At Farnborough, Boeing showed its phased-array antenna, a flat-plate system approximately 80x25cm in size (plus fairing), which the company said derived from military technology developed as long ago as 1986. The antenna responds automatically to changes in aircraft course and attitude.

For space segment capacity, Boeing has an agreement with Loral Skynet to use a Telstar satellite as signal relay in US airspace. Alenia will be looking after the European market, and Mitsubishi Electric has been contracted to cater for the Asian Market. The Radiocommunication Bureau of the ITU said that it had no objection in principle to the use of Ku-band satellites for mobile services, subject to proper notification.

But Connexions is not the only system in the pipeline. There is also In-Flight Network, which is a brainchild of avionics manufacturer Rockwell Collins teamed with News Corp, as a content provider. IFN plans to use the Globalstar satellite system (already operational if not heavily used) as a space segment. It appears that the meagre 9.6Kbit/s data capacity of Globalstar applies only to its use via portable handsets with omni antennas; a data rate of at least 200Kbit/s is planned for IFN, and rates of up to 800kbps are theoretically achievable.

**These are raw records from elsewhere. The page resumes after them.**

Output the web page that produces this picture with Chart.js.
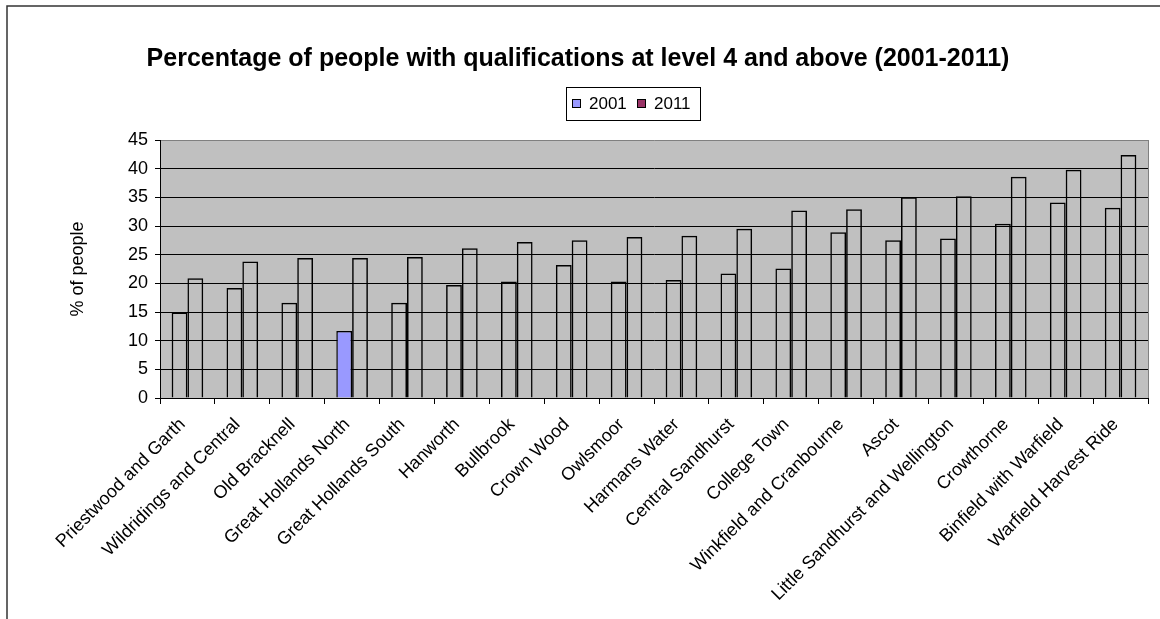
<!DOCTYPE html>
<html>
<head>
<meta charset="utf-8">
<script src="https://cdn.jsdelivr.net/npm/chart.js@4.4.1/dist/chart.umd.min.js"></script>
<style>
  body { margin: 0; background: #fff; }
  canvas { display: block; }
</style>
</head>
<body>
<canvas id="qualChart" width="1160" height="619"></canvas>
<script>
const wards = ['Priestwood and Garth', 'Wildridings and Central', 'Old Bracknell', 'Great Hollands North',
  'Great Hollands South', 'Hanworth', 'Bullbrook', 'Crown Wood', 'Owlsmoor', 'Harmans Water',
  'Central Sandhurst', 'College Town', 'Winkfield and Cranbourne', 'Ascot',
  'Little Sandhurst and Wellington', 'Crowthorne', 'Binfield with Warfield', 'Warfield Harvest Ride'];
const pct2001 = [14.9, 19.2, 16.6, 11.7, 16.6, 19.7, 20.3, 23.2, 20.3, 20.6, 21.7, 22.6, 28.9, 27.5, 27.8, 30.4, 34.1, 33.2];
const pct2011 = [20.9, 23.8, 24.4, 24.4, 24.6, 26.1, 27.2, 27.5, 28.1, 28.3, 29.5, 32.7, 32.9, 35.0, 35.2, 38.6, 39.8, 42.4];
const seriesNames = ['2001', '2011'];
const yTicks = [0, 5, 10, 15, 20, 25, 30, 35, 40, 45];

const color2001 = '#9999FF';
const color2011 = '#993366';
const plotGrey = '#C0C0C0';
const highlighted = 3; // only Great Hollands North 2001 is filled in the original

const fontFam = '"Liberation Sans", Arial, sans-serif';
Chart.defaults.font.family = fontFam;
Chart.defaults.color = '#000';

// grey plot area, right plot border, outer frame and the boxed legend
const excelLook = {
  id: 'excelLook',
  beforeDraw(chart) {
    const ctx = chart.ctx, a = chart.chartArea;
    ctx.save();
    ctx.fillStyle = '#fff';
    ctx.fillRect(0, 0, chart.width, chart.height);
    ctx.fillStyle = plotGrey;
    ctx.fillRect(a.left, a.top, a.right - a.left, a.bottom - a.top);
    ctx.restore();
  },
  afterDraw(chart) {
    const ctx = chart.ctx, a = chart.chartArea;
    ctx.save();
    ctx.strokeStyle = '#808080';
    ctx.lineWidth = 1;
    ctx.beginPath();
    ctx.moveTo(a.right + 0.5, a.top);
    ctx.lineTo(a.right + 0.5, a.bottom);
    ctx.stroke();

    ctx.strokeStyle = '#333';
    ctx.lineWidth = 1.5;
    ctx.beginPath();
    ctx.moveTo(7, chart.height);
    ctx.lineTo(7, 6);
    ctx.lineTo(chart.width, 6);
    ctx.stroke();

    // legend
    const lx = 566, ly = 87, lw = 134, lh = 33;
    ctx.strokeStyle = '#000';
    ctx.lineWidth = 1;
    ctx.strokeRect(lx + 0.5, ly + 0.5, lw, lh);
    ctx.font = '17px ' + fontFam;
    ctx.textBaseline = 'middle';
    const swatches = [color2001, color2011];
    let x = lx + 6;
    seriesNames.forEach((name, i) => {
      ctx.fillStyle = swatches[i];
      ctx.fillRect(x, ly + 12, 9, 9);
      ctx.strokeStyle = '#000';
      ctx.strokeRect(x + 0.5, ly + 12.5, 8, 8);
      ctx.fillStyle = '#000';
      ctx.fillText(name, x + 17, ly + 17.5);
      x += 65;
    });
    ctx.restore();
  }
};

const ctx = document.getElementById('qualChart').getContext('2d');
new Chart(ctx, {
  type: 'bar',
  data: {
    labels: wards,
    datasets: [{
      label: seriesNames[0],
      data: pct2001,
      backgroundColor: pct2001.map((v, i) => i === highlighted ? color2001 : 'rgba(0,0,0,0)'),
      borderColor: '#000',
      borderWidth: 1.5,
      categoryPercentage: 0.576,
      barPercentage: 1.0
    }, {
      label: seriesNames[1],
      data: pct2011,
      backgroundColor: 'rgba(0,0,0,0)',
      borderColor: '#000',
      borderWidth: 1.5,
      categoryPercentage: 0.576,
      barPercentage: 1.0
    }]
  },
  options: {
    responsive: false,
    animation: false,
    layout: { padding: { left: 8, right: 12, top: 0, bottom: 0 } },
    plugins: {
      legend: { display: false },
      tooltip: { enabled: false },
      title: {
        display: true,
        text: 'Percentage of people with qualifications at level 4 and above (2001-2011)',
        font: { size: 25, weight: 'bold', family: fontFam },
        color: '#000',
        padding: { top: 44, bottom: 66 }
      }
    },
    scales: {
      x: {
        grid: { drawOnChartArea: false, drawTicks: true, tickLength: 6, tickColor: '#000', offset: true },
        border: { color: '#000', width: 1 },
        ticks: { autoSkip: false, minRotation: 45, maxRotation: 45, padding: 10, labelOffset: -5, font: { size: 18 } },
        afterFit(scale) { scale.height = 221; }
      },
      y: {
        min: 0,
        max: 45,
        afterBuildTicks(scale) { scale.ticks = yTicks.map(v => ({ value: v })); },
        grid: {
          color: c => (c.tick && c.tick.value === 45 ? '#808080' : '#000'),
          tickColor: '#000',
          tickLength: 5
        },
        border: { color: '#000', width: 1 },
        ticks: { padding: 7, font: { size: 18 } },
        title: {
          display: true,
          text: '% of people',
          font: { size: 18 },
          padding: { top: 59, bottom: 0 }
        },
        afterFit(scale) { scale.width = 152; }
      }
    }
  },
  plugins: [excelLook]
});
</script>
</body>
</html>
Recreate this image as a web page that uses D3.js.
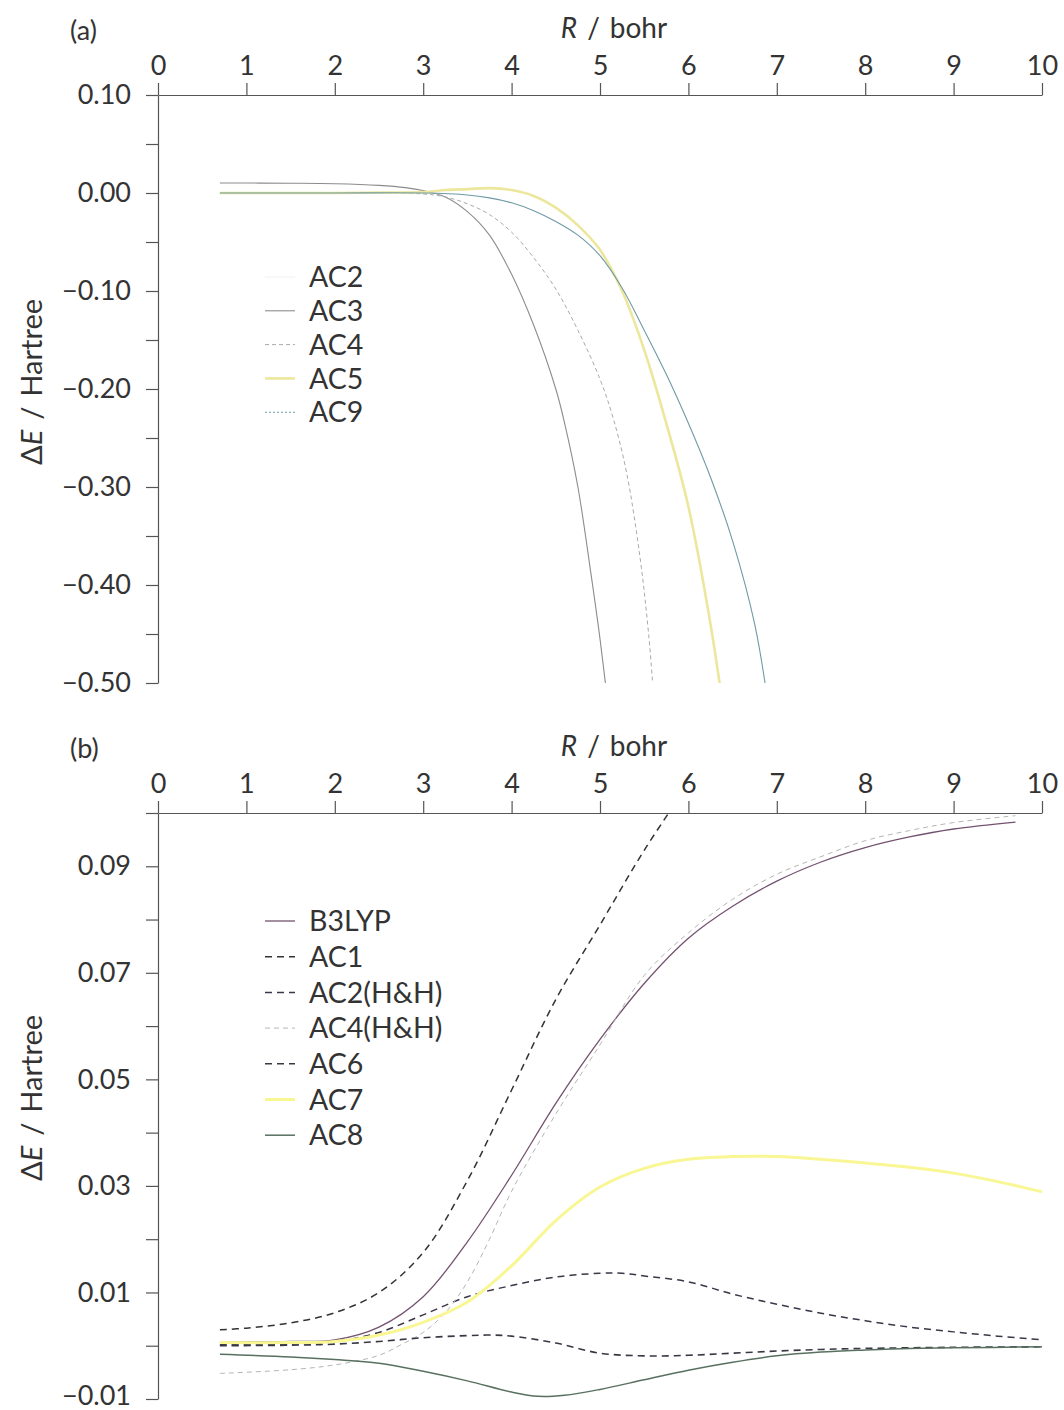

Making a tentative debut at Farnborough was a planned joint venture by Thomson-CSF Sextant teamed with Astrium. This is seen as building on an existing business base called LiveTV, operated jointly by Thomson and Harris Corp for downloading broadcast video via an Intelsat satellite; this is already operational on JetBlue Airways and is being trialled by Alaska Airlines. Fill passenger and crew communications capabilities would probably not need separate satellite capacity initially: Inmarsat has been mentioned as a return-link carrier.

Finally (for the present), there is the AirTV deal between that company and Alcatel Space, teamed with BAE Systems of Canada. Apparently the ‘airlines’ telco’ SITA is also involved in crafting a project which might see Alcatel Space building up to four dedicated satellites, to operate in S-Band.